OPINIóN
Actualizado 28/04/2015
José Javier Muñoz

      Cuando Telecinco puso en antena la primera edición de "El gran hermano", remití a la dirección de esa cadena la siguiente carta:

       Estimados señores:

     Como estudioso de la influencia de la televisión en la sociedad, y consciente del notable éxito de audiencia de su programa "El gran hermano", me atrevo a hacer una propuesta que, sin alterar el desarrollo ni la estructura del programa, puede deparar cierto beneficio social.

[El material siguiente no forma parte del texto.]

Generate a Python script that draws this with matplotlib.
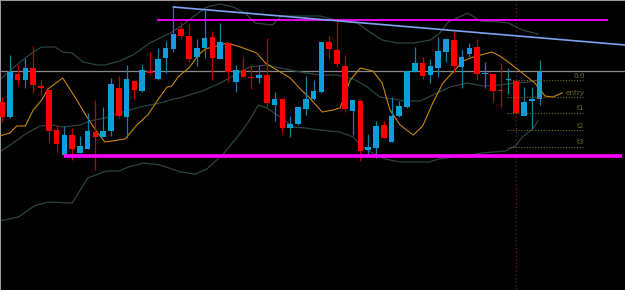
import numpy as np
import matplotlib.pyplot as plt

# candles: price levels in chart units (axis is inverted, small = high)
opens = [102, 117, 74, 80, 68, 86, 90, 130, 155, 135, 153, 149, 132, 137,
         131, 88, 117, 81, 91, 71, 79, 58, 49, 29, 36, 57, 48, 37, 59, 43,
         82, 70, 77, 78, 75, 105, 99, 128, 124, 109, 99, 92, 42, 50, 66, 111,
         101, 150, 148, 125, 142, 116, 107, 72, 63, 75, 68, 52, 40, 67, 54,
         47, 74, 74, 90, 80, 81, 116, 101, 99]
closes = [117, 72, 80, 68, 85, 88, 131, 144, 135, 149, 146, 131, 137, 131,
          84, 116, 79, 90, 70, 73, 59, 48, 34, 36, 59, 48, 38, 58, 42, 72,
          70, 77, 78, 75, 103, 99, 128, 124, 107, 99, 91, 42, 49, 64, 109, 100,
          151, 147, 126, 138, 116, 106, 71, 63, 76, 66, 51, 39, 66, 57, 48,
          74, 73, 91, 91, 79, 113, 102, 99, 72]
highs = [97, 55, 65, 58, 46, 80, 90, 125, 126, 128, 136, 113, 100, 107,
         78, 76, 65, 81, 64, 52, 48, 41, 7, 22, 23, 39, 10, 31, 23, 43,
         65, 57, 65, 65, 38, 92, 99, 116, 107, 76, 80, 42, 36, 21, 55, 100,
         99, 134, 121, 121, 97, 101, 71, 47, 57, 59, 37, 39, 31, 49, 43,
         39, 62, 74, 63, 68, 81, 87, 87, 60]
lows = [122, 118, 85, 88, 93, 95, 143, 152, 155, 160, 153, 149, 170, 137,
        136, 118, 138, 99, 92, 75, 80, 73, 52, 38, 62, 66, 58, 80, 59, 82,
        92, 77, 89, 83, 107, 121, 133, 137, 125, 115, 100, 93, 59, 67, 112,
        135, 161, 155, 158, 138, 142, 117, 108, 72, 79, 83, 77, 62, 73, 88,
        57, 80, 88, 102, 107, 94, 113, 116, 129, 105]

# bollinger bands and moving average, read as (bar, level) points
upper_x = [-0.3, 1.4, 3.0, 4.0, 5.1, 6.8, 7.8, 9.0, 10.4, 12.2, 13.2, 15.1,
           16.8, 19.0, 20.3, 21.6, 23.2, 24.5, 26.1, 26.7, 28.0, 29.7, 31.2,
           32.5, 34.7, 35.9, 38.9, 40.8, 43.4, 45.6, 47.2, 48.8, 50.7, 52.8,
           55.0, 56.2, 57.3, 59.8, 61.4, 63.9, 65.0, 66.8, 68.8]
upper_y = [80, 68, 58, 52, 47, 47, 52, 53, 62, 65, 65, 61, 55, 43, 38, 33,
           25, 17, 8, 6, 4, 7, 13, 23, 25, 16, 16, 16, 21, 23, 32, 40, 43,
           43, 40, 33, 22, 13, 21, 22, 23, 30, 34]
mid_x = [-0.3, 1.4, 3.2, 4.9, 6.5, 7.8, 10.0, 11.3, 13.2, 15.1, 17.7, 20.3,
         21.6, 23.2, 25.7, 28.0, 30.6, 31.8, 34.0, 35.7, 38.3, 40.8, 43.0,
         45.1, 46.9, 48.5, 50.2, 51.7, 53.7, 55.3, 57.5, 59.7, 61.7, 63.9,
         65.9, 67.5, 68.8]
mid_y = [152, 143, 133, 126, 125, 127, 125, 121, 118, 113, 107, 103, 100,
         97, 91, 83, 72, 67, 65, 68, 72, 75, 75, 79, 87, 97, 99, 101, 101,
         95, 87, 83, 86, 85, 83, 82, 80]
lower_x = [-0.3, 2.1, 4.1, 5.9, 9.0, 11.0, 13.4, 15.1, 16.2, 18.2, 20.3,
           22.9, 24.8, 26.3, 28.4, 30.6, 31.8, 32.9, 34.0, 35.7, 37.4, 38.9,
           40.8, 43.4, 45.1, 46.2, 47.6, 49.2, 51.1, 53.0, 54.8, 56.1, 60.1,
           61.6, 64.6, 65.9, 66.8, 68.0, 68.8]
lower_y = [221, 217, 206, 202, 203, 178, 171, 171, 167, 163, 165, 172, 174,
           169, 154, 133, 120, 105, 108, 117, 127, 128, 130, 132, 137, 147,
           153, 159, 162, 162, 162, 159, 155, 153, 151, 146, 137, 130, 121]
ma_x = [-0.3, 1.0, 1.9, 3.0, 4.0, 5.1, 5.9, 7.8, 9.6, 10.9, 12.2, 13.2, 15.8,
        17.3, 18.7, 20.0, 21.2, 21.8, 22.6, 24.1, 25.2, 26.1, 27.1, 28.9,
        30.6, 32.7, 33.8, 35.3, 37.0, 38.3, 39.5, 41.1, 42.5, 43.4, 44.7,
        46.0, 47.6, 48.8, 49.8, 51.1, 52.8, 54.0, 55.3, 56.6, 57.9, 59.2,
        60.5, 62.9, 63.9, 65.0, 67.1, 68.4, 69.7, 70.7, 71.9]
ma_y = [136, 133, 126, 126, 110, 100, 89, 78, 100, 117, 132, 142, 139, 125,
        115, 100, 87, 86, 77, 67, 55, 49, 47, 43, 47, 53, 63, 70, 78, 89, 98,
        112, 110, 108, 80, 68, 71, 83, 110, 125, 135, 126, 103, 83, 72, 61,
        57, 52, 56, 62, 75, 83, 96, 97, 93]

level_gray = 71
resist = (19.9, 77.8, 20)
support = (8.0, 79.6, 156)
trend = ([22.0, 80.0], [7, 45])
fib_names = ['0.0', 'entry', 't1', 't2', 't3']
fib_levels = [80, 97, 113, 130, 147]
fib_span = (64.8, 74.8)
cursor_bar = 66

step = 7.79
fig = plt.figure(figsize=(6.25, 2.9), dpi=100, facecolor='black')
ax = fig.add_axes([0, 0, 1, 1], facecolor='black')
ax.set_xlim(-2 / step, 623 / step)
ax.set_ylim(290, 0)
for s in ['right', 'bottom']:
    ax.spines[s].set_visible(False)
for s in ['left', 'top']:
    ax.spines[s].set_color('#9a9a9a')
    ax.spines[s].set_linewidth(1.5)
ax.set_xticks([])
ax.set_yticks([])

ax.axhline(level_gray, color='#8a8a8a', lw=0.9, zorder=1)
ax.axvline(cursor_bar, color='#800080', lw=0.9, ls=(0, (1, 2)), zorder=1)

ax.plot(upper_x, upper_y, color='#2b4444', lw=0.9, zorder=2)
ax.plot(mid_x, mid_y, color='#2b4444', lw=0.9, zorder=2)
ax.plot(lower_x, lower_y, color='#2b4444', lw=0.9, zorder=2)
ax.plot(ma_x, ma_y, color='#c8860b', lw=0.8, zorder=2)

x = np.arange(len(opens))
o = np.array(opens)
c = np.array(closes)
bull = c < o
wick_col = np.where(bull, '#1a7aa8', '#c00000')
body_col = np.where(bull, '#0a9fd8', '#ff0000')
ax.vlines(x, highs, lows, colors=wick_col, lw=0.9, zorder=3)
top = np.minimum(o, c)
h = np.maximum(np.abs(o - c), 1.2)
ax.bar(x, h, bottom=top, width=0.72, color=body_col, edgecolor='none',
       zorder=4)

ax.hlines(resist[2], resist[0], resist[1], color='#ff00ff', lw=1.3, zorder=5)
ax.hlines(support[2], support[0], support[1], color='#ff00ff', lw=2.6,
          zorder=5)
ax.plot(trend[0], trend[1], color='#7ea2f2', lw=1.2, zorder=5)

for name, lv in zip(fib_names, fib_levels):
    ax.hlines(lv, fib_span[0], fib_span[1], color='#6e6e22', lw=0.8,
              ls=(0, (1, 1.5)), zorder=5)
    ax.text(fib_span[1], lv - 1.5, name, color='#6e6e22', fontsize=5.2,
            ha='right', va='bottom', zorder=6)

fig.savefig('out.png', dpi=100, facecolor='black')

    Son muchos los adolescentes que siguen "El gran hermano" y que, aunque sea en pequeña medida, se identifican con algunos de los personajes implicados y pueden llegar a emularlos. En las generaciones más jóvenes se está perdiendo el hábito de la lectura, lo que redunda en un debilitamiento de su cultura general, su habilidad expresiva y su capacidad de reflexión.

   No es una simple apreciación académica; lo hemos constatado en nuestras investigaciones en la Universidad Pontificia y plasmado en una obra publicada en 1996 "La televisión y los niños".

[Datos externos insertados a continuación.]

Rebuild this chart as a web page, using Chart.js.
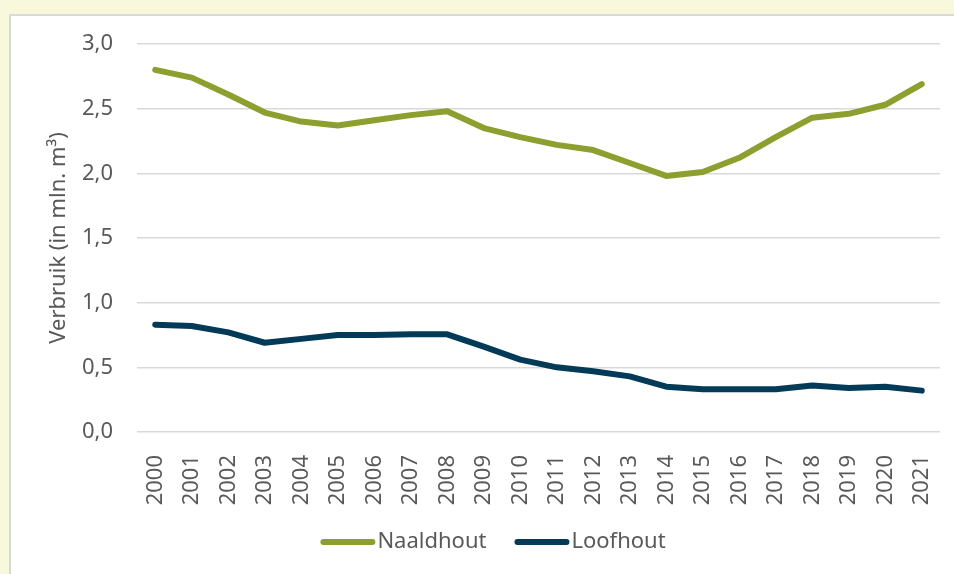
<!DOCTYPE html>
<html>
<head>
<meta charset="utf-8">
<script src="https://cdn.jsdelivr.net/npm/chart.js@4/dist/chart.umd.min.js"></script>
<style>
    html, body { margin: 0; padding: 0; }
    body { width: 954px; height: 574px; background: #f8f8dc; overflow: hidden; position: relative; }
    .panel {
        position: absolute; left: 9px; top: 14px; width: 960px; height: 580px;
        background: #fff; border-left: 2px solid #d9d9d9; border-top: 2px solid #d9d9d9;
    }
    #chart { position: absolute; left: 0; top: 0; }
</style>
</head>
<body>
<div class="panel"></div>
<canvas id="chart" width="954" height="574"></canvas>
<script>
// jaren
const years = ['2000', '2001', '2002', '2003', '2004', '2005', '2006', '2007', '2008', '2009', '2010',
    '2011', '2012', '2013', '2014', '2015', '2016', '2017', '2018', '2019', '2020', '2021'];

// verbruik in mln. m3
const naaldhout = [2.80, 2.74, 2.61, 2.47, 2.40, 2.37, 2.41, 2.45, 2.48, 2.35, 2.28,
    2.22, 2.18, 2.08, 1.98, 2.01, 2.12, 2.28, 2.43, 2.46, 2.53, 2.69];
const loofhout = [0.83, 0.82, 0.77, 0.69, 0.72, 0.75, 0.75, 0.755, 0.755, 0.66, 0.56,
    0.50, 0.47, 0.43, 0.35, 0.33, 0.33, 0.33, 0.36, 0.34, 0.35, 0.32];

const yTickLabels = ['0,0', '0,5', '1,0', '1,5', '2,0', '2,5', '3,0'];

const FONT = '"Noto Sans", sans-serif';
const TEXT = '#595959';

// eigen legenda: lijn direct tegen de tekst aan
const legendPlugin = {
    id: 'lineLegend',
    afterDraw(chart) {
        const ctx = chart.ctx;
        const y = 542;
        const lineW = 55;
        const gap = 28;
        ctx.save();
        ctx.font = '22px ' + FONT;
        const items = chart.data.datasets.map(ds => ({
            label: ds.label,
            color: ds.borderColor,
            width: lineW + 2 + ctx.measureText(ds.label).width
        }));
        const total = items.reduce((s, it) => s + it.width, 0) + gap * (items.length - 1);
        let x = 493 - total / 2;
        items.forEach(it => {
            ctx.strokeStyle = it.color;
            ctx.lineWidth = 6;
            ctx.lineCap = 'round';
            ctx.beginPath();
            ctx.moveTo(x + 3, y);
            ctx.lineTo(x + lineW - 3, y);
            ctx.stroke();
            ctx.fillStyle = TEXT;
            ctx.textBaseline = 'middle';
            ctx.fillText(it.label, x + lineW + 2, y);
            x += it.width + gap;
        });
        ctx.restore();
    }
};

const lineStyle = {
    borderWidth: 6,
    pointRadius: 0,
    tension: 0,
    borderCapStyle: 'round',
    borderJoinStyle: 'round'
};

new Chart(document.getElementById('chart'), {
    type: 'line',
    data: {
        labels: years,
        datasets: [
            { label: 'Naaldhout', data: naaldhout, borderColor: '#8c9f2f', ...lineStyle },
            { label: 'Loofhout', data: loofhout, borderColor: '#023a58', ...lineStyle }
        ]
    },
    plugins: [legendPlugin],
    options: {
        responsive: false,
        animation: false,
        layout: { padding: { left: 46, right: 14, top: 44, bottom: 52 } },
        plugins: {
            legend: { display: false },
            tooltip: { enabled: false }
        },
        scales: {
            x: {
                offset: true,
                grid: { display: false },
                border: { display: false },
                ticks: {
                    color: TEXT,
                    font: { family: FONT, size: 22 },
                    minRotation: 90,
                    maxRotation: 90,
                    autoSkip: false,
                    padding: 15
                },
                afterFit(scale) {
                    scale.height = 90;
                    scale.paddingLeft = 0;
                    scale.paddingRight = 0;
                }
            },
            y: {
                min: 0,
                max: 3,
                border: { display: false },
                grid: { color: '#d9d9d9', lineWidth: 1.5, drawTicks: false },
                ticks: {
                    stepSize: 0.5,
                    color: TEXT,
                    font: { family: FONT, size: 22 },
                    padding: 24,
                    callback: (v) => yTickLabels[Math.round(v / 0.5)]
                },
                title: {
                    display: true,
                    text: 'Verbruik (in mln. m³)',
                    color: TEXT,
                    font: { family: FONT, size: 22 },
                    padding: { top: 0, bottom: 10 }
                },
                afterFit(scale) {
                    scale.width = 91;
                }
            }
        }
    }
});
</script>
</body>
</html>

      Se ha llegado a decir que "lo que no sale en televisión no existe" y se da la circunstancia de que el libro es para la televisión un elemento exótico, relegado a las peores franjas horarias en espacios minoritarios poco asequibles para el gran público..

    Considero que ésta es una excelente ocasión para que los libros figuren como un elemento más de la vida cotidiana en la casa del programa, bien permitiendo que dispongan de ellos para ocupar parte de su dilatado tiempo de ocio o bien como motivo para alguna nueva prueba: escenificación de la situación o los personaje de algún relato o novela; comentario o debate entre ellos sobre argumentos o pasajes...

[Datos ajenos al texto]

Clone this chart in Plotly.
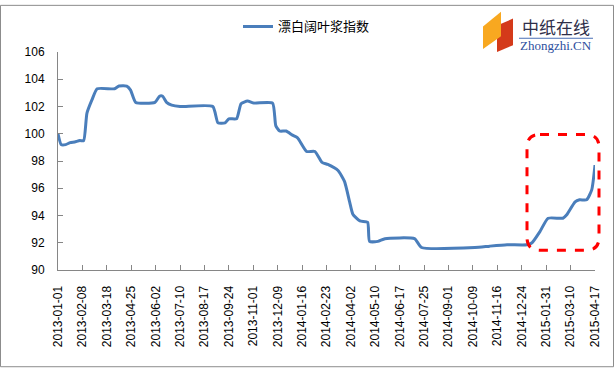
import plotly.graph_objects as go

# Data
dates = [
    "2013-01-01", "2013-01-06", "2013-01-13", "2013-01-20", "2013-01-27", "2013-02-04",
    "2013-02-10", "2013-02-15", "2013-02-23", "2013-03-03", "2013-03-30", "2013-04-06",
    "2013-04-18", "2013-04-24", "2013-05-02", "2013-06-01", "2013-06-08", "2013-06-13",
    "2013-06-19", "2013-06-27", "2013-07-10", "2013-08-30", "2013-09-07", "2013-09-18",
    "2013-09-24", "2013-10-06", "2013-10-13", "2013-10-23", "2013-11-02", "2013-12-01",
    "2013-12-06", "2013-12-12", "2013-12-22", "2014-01-01", "2014-01-09", "2014-01-23",
    "2014-02-05", "2014-02-16", "2014-02-25", "2014-03-13", "2014-03-23", "2014-03-31",
    "2014-04-05", "2014-04-16", "2014-04-28", "2014-05-01", "2014-05-14", "2014-05-25",
    "2014-07-10", "2014-07-21", "2014-10-12", "2014-11-04", "2014-12-01", "2015-01-01",
    "2015-01-09", "2015-01-21", "2015-02-03", "2015-02-26", "2015-03-04", "2015-03-17",
    "2015-03-24", "2015-04-04", "2015-04-12", "2015-04-17",
]
index_values = [
    100.0, 99.2, 99.2, 99.35, 99.4, 99.5,
    99.5, 101.5, 102.5, 103.3, 103.3, 103.5,
    103.5, 103.2, 102.3, 102.3, 102.75, 102.75,
    102.3, 102.1, 102.0, 102.0, 100.8, 100.8,
    101.1, 101.1, 102.2, 102.4, 102.25, 102.25,
    100.6, 100.2, 100.2, 99.9, 99.7, 98.7,
    98.7, 97.9, 97.75, 97.3, 96.5, 95.0,
    94.1, 93.6, 93.5, 92.1, 92.1, 92.3,
    92.3, 91.65, 91.65, 91.75, 91.85, 91.85,
    92.0, 92.8, 93.8, 93.8, 94.05, 95.0,
    95.15, 95.15, 95.9, 97.7,
]
tick_labels = [
    "2013-01-01", "2013-02-08", "2013-03-18", "2013-04-25", "2013-06-02", "2013-07-10",
    "2013-08-17", "2013-09-24", "2013-11-01", "2013-12-09", "2014-01-16", "2014-02-23",
    "2014-04-02", "2014-05-10", "2014-06-17", "2014-07-25", "2014-09-01", "2014-10-09",
    "2014-11-16", "2014-12-24", "2015-01-31", "2015-03-10", "2015-04-17",
]
series_name = "漂白阔叶浆指数"

W, H = 614, 369
L, R, T, B = 58, 19, 48, 99
PW, PH = W - L - R, H - T - B


def px(x):
    return (x - L) / PW


def py(y):
    return (H - B - y) / PH


fig = go.Figure()
fig.add_trace(go.Scatter(
    x=dates, y=index_values, mode="lines", name=series_name,
    line=dict(color="#4a7ebb", width=3, shape="spline", smoothing=0.5),
))

font_family = "Liberation Sans, Arial, sans-serif"

# Red dashed rounded rectangle highlight
x0, x1, y0, y1, r = px(527), px(599), py(132), py(250), 13
rx, ry = r / PW, r / PH
path = (f"M {x0+rx},{y0} L {x1-rx},{y0} Q {x1},{y0} {x1},{y0-ry} "
        f"L {x1},{y1+ry} Q {x1},{y1} {x1-rx},{y1} L {x0+rx},{y1} "
        f"Q {x0},{y1} {x0},{y1+ry} L {x0},{y0-ry} Q {x0},{y0} {x0+rx},{y0} Z")

shapes = [
    dict(type="path", xref="paper", yref="paper", path=path,
         line=dict(color="#ff0000", width=3, dash="dash")),
    # outer border
    dict(type="rect", xref="paper", yref="paper",
         x0=px(0.5), x1=px(W - 0.5), y0=py(0.5), y1=py(H - 0.5),
         line=dict(color="#8c8c8c", width=1), layer="below"),
]


def poly(points, color):
    p = "M " + " L ".join(f"{px(a)},{py(b)}" for a, b in points) + " Z"
    return dict(type="path", xref="paper", yref="paper", path=p,
                fillcolor=color, line=dict(width=0))


# logo shapes
shapes.append(poly([(497, 21), (513, 14), (513, 41), (497, 48)], "#d43a1a"))
shapes.append(poly([(483, 22), (501, 7), (501, 32), (483, 45)], "#f8a820"))
shapes.append(dict(type="line", xref="paper", yref="paper",
                   x0=px(519), x1=px(593), y0=py(34), y1=py(34),
                   line=dict(color="#4a6fb5", width=1)))

annotations = [
    dict(x=px(556), y=py(22), xref="paper", yref="paper", text="中纸在线",
         showarrow=False, font=dict(family="Noto Sans CJK SC", size=17, color="#2e2e48"),
         xanchor="center", yanchor="middle"),
    dict(x=px(556), y=py(41), xref="paper", yref="paper", text="Zhongzhi.CN",
         showarrow=False, font=dict(family="Liberation Serif, serif", size=13, color="#2d4f9e"),
         xanchor="center", yanchor="middle"),
]

fig.update_layout(
    width=W, height=H,
    margin=dict(l=L, r=R, t=T, b=B),
    paper_bgcolor="white", plot_bgcolor="white",
    font=dict(family=font_family, size=12, color="#000000"),
    showlegend=True,
    legend=dict(orientation="h", x=px(238), y=py(22), xanchor="left", yanchor="middle",
                font=dict(family="Noto Sans CJK SC", size=13, color="#000000"),
                bgcolor="rgba(0,0,0,0)"),
    shapes=shapes,
    annotations=annotations,
    xaxis=dict(
        type="date", range=["2013-01-01", "2015-04-17"],
        tickvals=tick_labels, ticktext=tick_labels, tickangle=-90,
        ticks="inside", ticklen=5, tickcolor="#868686",
        showline=True, linecolor="#868686", linewidth=1,
        showgrid=False, zeroline=False,
        tickfont=dict(size=12, color="#000000"),
        ticklabelstandoff=10,
    ),
    yaxis=dict(
        range=[90, 106], dtick=2, tick0=90,
        ticks="inside", ticklen=5, tickcolor="#868686",
        showline=True, linecolor="#868686", linewidth=1,
        showgrid=False, zeroline=False,
        tickfont=dict(size=12, color="#000000"),
        ticklabelstandoff=10,
    ),
)

fig.write_html("out.html")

     Confío en que tendrán en cuenta estas apreciaciones y, en cualquier caso, agradezco de antemano su atención.

     No creo que me hicieran caso. De hecho, ni siquiera me enviaron acuse de recibo y en el programa sólo apareció un par de semanas después una absurda prueba relacionada con el Quijote. Yo era profesor entonces en la Universidad Pontificia y en las conclusiones de la investigación que dirigí sobre la influencia de la tv entre los menores (aplicable hoy a las restantes pantallas digitales y virtuales, las redes sociales de internet, los telejuegos y las videoconsolas) propuse que para fomentar la lectura nos aliáramos con el enemigo. Es decir, propagar imágenes de líderes y prescriptores populares (futbolistas y otros deportistas famosos, cantantes, actores...) identificándolos o vinculándolos con la lectura. No habría que llegar a la apología. Bastaría con que de vez en cuando manifestaran afición a los libros, comentaran que están leyendo tal o cual cosa o, simplemente, que apareciesen en los medios, y especialmente en televisión, con un libro en las manos.